Trade deficit in the U.S. widened in June. The deficit broadened by USD 3.2 billion to USD 46.3 billion, widely consistent with consensus expectations. June merchandise trade deficit data was available heading into this morning’s report, from the advance goods trade balance report released last week, noted Barclays in a research report.
The surplus in services trade remained widely stable, consistent with expectations. The widening in the trade deficit in June, after three straight months of narrowing, implies that some of the transitory factors that drove those trends are beginning to wane.

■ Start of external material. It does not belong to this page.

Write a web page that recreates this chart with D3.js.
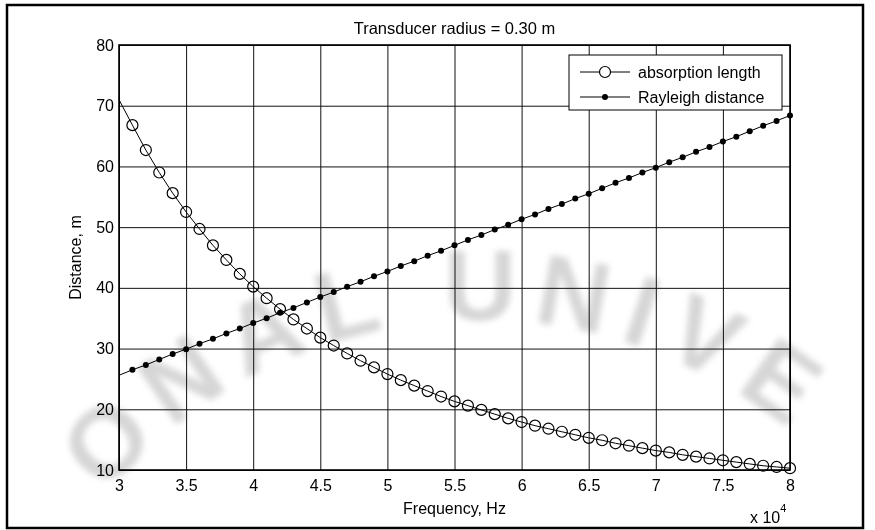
<!DOCTYPE html>
<html>
<head>
<meta charset="utf-8">
<script src="https://cdn.jsdelivr.net/npm/d3@7"></script>
<style>
  html, body { margin: 0; padding: 0; background: #fff; }
  svg { display: block; font-family: "Liberation Sans", Arial, sans-serif; }
</style>
</head>
<body>
<svg id="chart" width="875" height="530"></svg>
<script>
// Frequency samples, in units of 10^4 Hz
const frequency = [
  3.0, 3.1, 3.2, 3.3, 3.4, 3.5, 3.6, 3.7, 3.8, 3.9,
  4.0, 4.1, 4.2, 4.3, 4.4, 4.5, 4.6, 4.7, 4.8, 4.9,
  5.0, 5.1, 5.2, 5.3, 5.4, 5.5, 5.6, 5.7, 5.8, 5.9,
  6.0, 6.1, 6.2, 6.3, 6.4, 6.5, 6.6, 6.7, 6.8, 6.9,
  7.0, 7.1, 7.2, 7.3, 7.4, 7.5, 7.6, 7.7, 7.8, 7.9,
  8.0
];
// Absorption length, m
const absorptionLength = [
  71.0, 66.8, 62.7, 59.0, 55.6, 52.5, 49.7, 47.0, 44.6, 42.3,
  40.2, 38.3, 36.5, 34.8, 33.3, 31.8, 30.5, 29.2, 28.0, 26.9,
  25.8, 24.8, 23.9, 23.0, 22.1, 21.3, 20.6, 19.9, 19.2, 18.5,
  17.9, 17.3, 16.8, 16.3, 15.8, 15.3, 14.9, 14.4, 14.0, 13.6,
  13.2, 12.9, 12.5, 12.2, 11.9, 11.6, 11.3, 11.0, 10.7, 10.5,
  10.3
];
// Rayleigh distance, m
const rayleighDistance = [
  25.6, 26.5, 27.3, 28.2, 29.1, 29.9, 30.8, 31.6, 32.5, 33.3,
  34.2, 35.0, 35.9, 36.7, 37.6, 38.5, 39.3, 40.2, 41.0, 41.9,
  42.7, 43.6, 44.4, 45.3, 46.1, 47.0, 47.9, 48.7, 49.6, 50.4,
  51.3, 52.1, 53.0, 53.8, 54.7, 55.5, 56.4, 57.3, 58.1, 59.0,
  59.8, 60.7, 61.5, 62.4, 63.2, 64.1, 64.9, 65.8, 66.7, 67.5,
  68.4
];
const xTicks = [3, 3.5, 4, 4.5, 5, 5.5, 6, 6.5, 7, 7.5, 8];
const yTicks = [10, 20, 30, 40, 50, 60, 70, 80];
const seriesNames = ["absorption length", "Rayleigh distance"];
const titleText = "Transducer radius = 0.30 m";
const xLabel = "Frequency, Hz";
const yLabel = "Distance, m";
const watermarkText = "NATIONAL UNIVERSITY";

const svg = d3.select("#chart");
const W = 875, H = 530;
const m = { left: 119, top: 45, right: 790, bottom: 470 };

const x = d3.scaleLinear().domain([3, 8]).range([m.left, m.right]);
const y = d3.scaleLinear().domain([10, 80]).range([m.bottom, m.top]);

svg.append("rect").attr("width", W).attr("height", H).attr("fill", "#fff");

// faint arched watermark, one glyph at a time along a circle;
// glyphs that would run past the page edge are left out
const defs = svg.append("defs");
defs.append("filter").attr("id", "soft")
  .attr("x", "-30%").attr("y", "-30%").attr("width", "160%").attr("height", "160%")
  .append("feGaussianBlur").attr("stdDeviation", 3);
const wmSize = 100;
const wm = svg.append("g")
  .attr("filter", "url(#soft)")
  .attr("fill", "#d6d6d6")
  .attr("font-size", wmSize)
  .attr("font-weight", "bold");
(function placeArc() {
  const cx = 480, cy = 810, rb = 490, gap = 16;
  const cap = 0.72 * wmSize;
  const chars = watermarkText.split("");
  const widths = chars.map(c => {
    const t = wm.append("text").text(c === " " ? "\u00a0" : c);
    const w = t.node().getComputedTextLength();
    t.remove();
    return w;
  });
  const centres = [];
  let s = 0;
  widths.forEach(w => { centres.push(s + w / 2); s += w + gap; });
  const shift = centres[chars.indexOf("U")];
  chars.forEach((c, i) => {
    if (c === " ") return;
    const phi = (centres[i] - shift) / rb;
    const px = cx + rb * Math.sin(phi), py = cy - rb * Math.cos(phi);
    const cosP = Math.cos(phi), sinP = Math.sin(phi), hw = widths[i] / 2;
    const corners = [[-hw, 0], [hw, 0], [-hw, -cap], [hw, -cap]].map(([u, v]) =>
      [px + u * cosP - v * sinP, py + u * sinP + v * cosP]);
    const inside = corners.every(([a, b]) => a > 4 && a < W - 4 && b > 4 && b < H - 4);
    if (!inside) return;
    wm.append("text")
      .attr("text-anchor", "middle")
      .attr("transform", `translate(${px},${py}) rotate(${phi * 180 / Math.PI})`)
      .text(c);
  });
})();

// outer figure border
svg.append("rect")
  .attr("x", 7).attr("y", 5).attr("width", 856).attr("height", 523)
  .attr("fill", "none").attr("stroke", "#000").attr("stroke-width", 2.5);

// grid + tick labels through the axes
const xAxis = svg.append("g")
  .attr("transform", `translate(0,${m.bottom})`)
  .call(d3.axisBottom(x).tickValues(xTicks).tickFormat(d3.format("")).tickSize(-(m.bottom - m.top)));
const yAxis = svg.append("g")
  .attr("transform", `translate(${m.left},0)`)
  .call(d3.axisLeft(y).tickValues(yTicks).tickFormat(d3.format("d")).tickSize(-(m.right - m.left)).tickPadding(5));

[xAxis, yAxis].forEach(g => {
  g.select(".domain").remove();
  g.selectAll(".tick line").attr("stroke", "#111").attr("stroke-width", 1);
  g.selectAll(".tick text")
    .attr("fill", "#000")
    .attr("font-size", 16)
    .attr("font-family", "Liberation Sans, Arial, sans-serif");
});
xAxis.selectAll(".tick text").attr("dy", "0.71em").attr("y", 10);

// curves
const line = d3.line().x(d => x(d[0])).y(d => y(d[1]));
const absPts = frequency.map((f, i) => [f, absorptionLength[i]]);
const rayPts = frequency.map((f, i) => [f, rayleighDistance[i]]);

const plot = svg.append("g");
plot.append("path").datum(absPts).attr("d", line)
  .attr("fill", "none").attr("stroke", "#000").attr("stroke-width", 1);
plot.append("path").datum(rayPts).attr("d", line)
  .attr("fill", "none").attr("stroke", "#000").attr("stroke-width", 1);

// markers from the second sample onward
plot.selectAll("circle.abs").data(absPts.slice(1)).join("circle")
  .attr("class", "abs")
  .attr("cx", d => x(d[0])).attr("cy", d => y(d[1])).attr("r", 5.5)
  .attr("fill", "none").attr("stroke", "#000").attr("stroke-width", 1.2);
plot.selectAll("circle.ray").data(rayPts.slice(1)).join("circle")
  .attr("class", "ray")
  .attr("cx", d => x(d[0])).attr("cy", d => y(d[1])).attr("r", 3)
  .attr("fill", "#000");

// axes box
svg.append("rect")
  .attr("x", m.left).attr("y", m.top)
  .attr("width", m.right - m.left).attr("height", m.bottom - m.top)
  .attr("fill", "none").attr("stroke", "#000").attr("stroke-width", 1.6);

// title and axis labels
svg.append("text").attr("x", (m.left + m.right) / 2).attr("y", 34)
  .attr("text-anchor", "middle").attr("font-size", 16.5).text(titleText);
svg.append("text").attr("x", (m.left + m.right) / 2).attr("y", 514)
  .attr("text-anchor", "middle").attr("font-size", 16).text(xLabel);
svg.append("text")
  .attr("transform", `translate(81,${(m.top + m.bottom) / 2}) rotate(-90)`)
  .attr("text-anchor", "middle").attr("font-size", 16).text(yLabel);
const mult = svg.append("text").attr("x", 750).attr("y", 523).attr("font-size", 16);
mult.append("tspan").text("x 10");
mult.append("tspan").attr("font-size", 11).attr("dy", -11).text("4");

// legend
const lg = svg.append("g");
lg.append("rect").attr("x", 569).attr("y", 55).attr("width", 213).attr("height", 55)
  .attr("fill", "#fff").attr("stroke", "#000").attr("stroke-width", 1);
const rows = [72, 97];
seriesNames.forEach((name, i) => {
  const ry = rows[i];
  lg.append("line").attr("x1", 580).attr("x2", 630).attr("y1", ry).attr("y2", ry)
    .attr("stroke", "#000").attr("stroke-width", 1);
  if (i === 0) {
    lg.append("circle").attr("cx", 605).attr("cy", ry).attr("r", 5.5)
      .attr("fill", "#fff").attr("stroke", "#000").attr("stroke-width", 1.2);
  } else {
    lg.append("circle").attr("cx", 605).attr("cy", ry).attr("r", 3).attr("fill", "#000");
  }
  lg.append("text").attr("x", 638).attr("y", ry).attr("dy", "0.35em")
    .attr("font-size", 16).text(name);
});
</script>
</body>
</html>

“We expect the trade deficit to continue to widen, as a fiscal-stimulus led boost to demand leads to higher imports. As a result, trade is likely to subtract from GDP growth in the coming quarters, reversing the significant positive contribution recorded in Q2”, stated Barclays.
Delving into details, exports for foods, feeds & beverages dropped 0.3 percent sequentially in June, after recording solid growth in the prior three months. Most of the sharp rise in exports of this category in the earlier months was due to exports, and this possibly reflected a desire to front-run tariffs.
In the meantime, imports growth was unusually weak in the second quarter and was led by a moderation in consumer goods and auto imports. Part of this might have been due to normalization in the post-hurricane demand for autos. However, both consumer goods and auto imports recovered strongly in June, which indicates towards a slight rebound in demand.